At 18, Jan van Hövell brought a soccer ball to the Buduburam refugee camp in Ghana during a 2004 internship with the UN Refugee Agency. He said it was a terrible system, just one ball from one intern, and thousands of kids with nothing to do.
“I was the one bringing my football, and we would play, and we would connect, and we would have good times,” he says. “But I was also the one bringing my football, and I thought this couldn’t be the solution.”
He studied law, then spent five years in mergers and acquisitions at a top Amsterdam firm—lucrative, prestigious, and completely wrong for him. In 2016, he quit and wrote to his contacts at UNHCR, asking: “Can you give me a chance to go to a refugee camp and work with the community to find a solution for the lack of sports opportunities in refugee camps?”

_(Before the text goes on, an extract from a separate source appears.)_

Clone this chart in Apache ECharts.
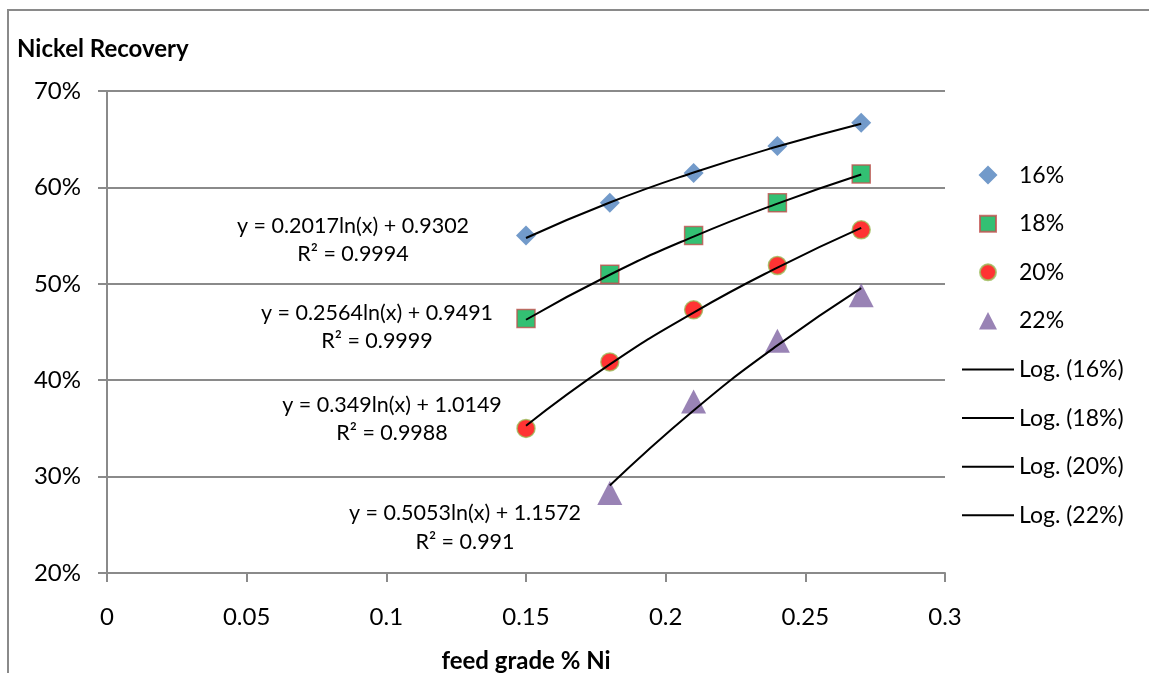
<!DOCTYPE html>
<html>
<head>
<meta charset="utf-8">
<script src="https://cdn.jsdelivr.net/npm/echarts@6/dist/echarts.min.js"></script>
<style>html,body{margin:0;padding:0;background:#fff;}#c{width:1149px;height:673px;}</style>
</head>
<body>
<div id="c"></div>
<script>
// ---- data ----
const xTicks = [0, 0.05, 0.1, 0.15, 0.2, 0.25, 0.3];
const yTicks = [20, 30, 40, 50, 60, 70];
const feed = [0.15, 0.18, 0.21, 0.24, 0.27];
const feed22 = [0.18, 0.21, 0.24, 0.27];
const rec16 = [55.0, 58.4, 61.5, 64.3, 66.7];
const rec18 = [46.4, 51.0, 55.0, 58.4, 61.4];
const rec20 = [35.0, 41.9, 47.3, 51.9, 55.6];
const rec22 = [28.3, 37.8, 44.1, 48.8];
const trend16 = [54.75, 58.43, 61.54, 64.24, 66.61];
const trend18 = [46.27, 50.94, 54.90, 58.32, 61.34];
const trend20 = [35.28, 41.64, 47.02, 51.68, 55.80];
const trend22 = [29.07, 36.86, 43.61, 49.56];
const seriesNames = ['16%', '18%', '20%', '22%'];
const trendNames = ['Log. (16%)', 'Log. (18%)', 'Log. (20%)', 'Log. (22%)'];
const equations = [
  ['y = 0.2017ln(x) + 0.9302', 'R² = 0.9994'],
  ['y = 0.2564ln(x) + 0.9491', 'R² = 0.9999'],
  ['y = 0.349ln(x) + 1.0149', 'R² = 0.9988'],
  ['y = 0.5053ln(x) + 1.1572', 'R² = 0.991']
];
const titleText = 'Nickel Recovery';
const xName = 'feed grade % Ni';

const FONT = 'Lato';
const pair = (xs, ys) => xs.map((x, i) => [x, ys[i]]);

const chart = echarts.init(document.getElementById('c'));
const eqPos = [[353, 226, 254], [377, 313, 341], [392, 405, 433], [465, 513, 542]];
const graphics = [
  { type: 'polyline', shape: { points: [[8, 673], [8, 10], [1149, 10]] }, style: { stroke: '#8a8a8a', lineWidth: 2, fill: null } }
];
equations.forEach((eq, i) => {
  graphics.push({ type: 'text', x: eqPos[i][0], y: eqPos[i][1], style: { text: eq[0], font: '21.5px ' + FONT, fill: '#000', align: 'center', verticalAlign: 'middle' } });
  graphics.push({ type: 'text', x: eqPos[i][0], y: eqPos[i][2], style: { text: eq[1], font: '21.5px ' + FONT, fill: '#000', align: 'center', verticalAlign: 'middle' } });
});

// legend icons drawn in a 52x20 box (corner points keep the box size)
const BOX = 'M0,0L0,0.01M52,20L52,19.99';
const legendIcons = [
  'path://' + BOX + 'M26,0.5L35.5,10L26,19.5L16.5,10Z',
  'path://' + BOX + 'M18,2L34,2L34,18L18,18Z',
  'path://' + BOX + 'M18,10A8,8 0 1 0 34,10A8,8 0 1 0 18,10Z',
  'path://' + BOX + 'M26,1L35,18.5L17,18.5Z'
];
const lineIcon = 'path://' + BOX + 'M0,9L52,9L52,11L0,11Z';

const scatterStyle = [
  { symbol: 'diamond', symbolSize: [20, 20], itemStyle: { color: '#4f81bd' } },
  { symbol: 'rect', symbolSize: 18, itemStyle: { color: '#00b050', borderColor: '#c0504d', borderWidth: 1.5 } },
  { symbol: 'circle', symbolSize: 18, itemStyle: { color: '#ff0000', borderColor: '#9bbb59', borderWidth: 1.5 } },
  { symbol: 'triangle', symbolSize: [25, 24], itemStyle: { color: '#8064a2' } }
];
const recs = [pair(feed, rec16), pair(feed, rec18), pair(feed, rec20), pair(feed22, rec22)];
const trends = [pair(feed, trend16), pair(feed, trend18), pair(feed, trend20), pair(feed22, trend22)];

const series = [];
seriesNames.forEach((n, i) => {
  series.push(Object.assign({ type: 'scatter', name: n, data: recs[i], z: 2 }, scatterStyle[i]));
});
trendNames.forEach((n, i) => {
  series.push({ type: 'line', name: n, data: trends[i], smooth: true, symbol: 'none', z: 3,
    lineStyle: { color: '#000', width: 2 }, itemStyle: { color: '#000' } });
});

const legendData = seriesNames.map((n, i) => ({ name: n, icon: legendIcons[i] }))
  .concat(trendNames.map(n => ({ name: n, icon: lineIcon })));

chart.setOption({
  animation: false,
  backgroundColor: '#fff',
  textStyle: { fontFamily: FONT },
  title: { text: titleText, left: 12, top: 32, textStyle: { fontFamily: FONT, fontSize: 24, fontWeight: 'bold', color: '#000' } },
  grid: { left: 107, right: 204, top: 91, bottom: 100, containLabel: false, outerBoundsMode: 'none' },
  legend: {
    orient: 'vertical', left: 956, top: 158.6, itemWidth: 52, itemHeight: 20, itemGap: 25.6,
    textStyle: { fontFamily: FONT, fontSize: 23, lineHeight: 20, color: '#000' },
    data: legendData
  },
  xAxis: {
    type: 'value', min: 0, max: 0.3, interval: 0.05,
    name: xName, nameLocation: 'middle', nameGap: 76,
    nameTextStyle: { fontFamily: FONT, fontSize: 24, fontWeight: 'bold', color: '#000' },
    axisLine: { lineStyle: { color: '#8a8a8a', width: 2 } },
    axisTick: { show: true, length: 9, lineStyle: { color: '#8a8a8a', width: 2 } },
    axisLabel: { margin: 32, fontSize: 24, color: '#000', fontFamily: FONT, formatter: v => String(+v.toFixed(2)) },
    splitLine: { show: false }
  },
  yAxis: {
    type: 'value', min: 20, max: 70, interval: 10,
    axisLine: { show: true, lineStyle: { color: '#8a8a8a', width: 2 } },
    axisTick: { show: true, length: 9, lineStyle: { color: '#8a8a8a', width: 2 } },
    axisLabel: { margin: 26, fontSize: 24, color: '#000', fontFamily: FONT, formatter: '{value}%' },
    splitLine: { show: true, lineStyle: { color: '#8a8a8a', width: 2 } }
  },
  graphic: graphics,
  series: series
});
</script>
</body>
</html>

The UN said yes. To pay his bills during the startup phase, van Hövell moonlighted as a professional DJ at weddings and corporate events while building what would become KLABU, Swahili for “club,” and formally launched as a foundation in 2019. The social enterprise builds sports clubhouses inside refugee camps: each one is a repurposed shipping container outfitted with solar panels, wifi, a TV screen, and a music system. Attached to it is a sports “library” where residents borrow equipment, like soccer balls and volleyball nets, to chess sets and running shoes, and then return the items so thousands of others can share them.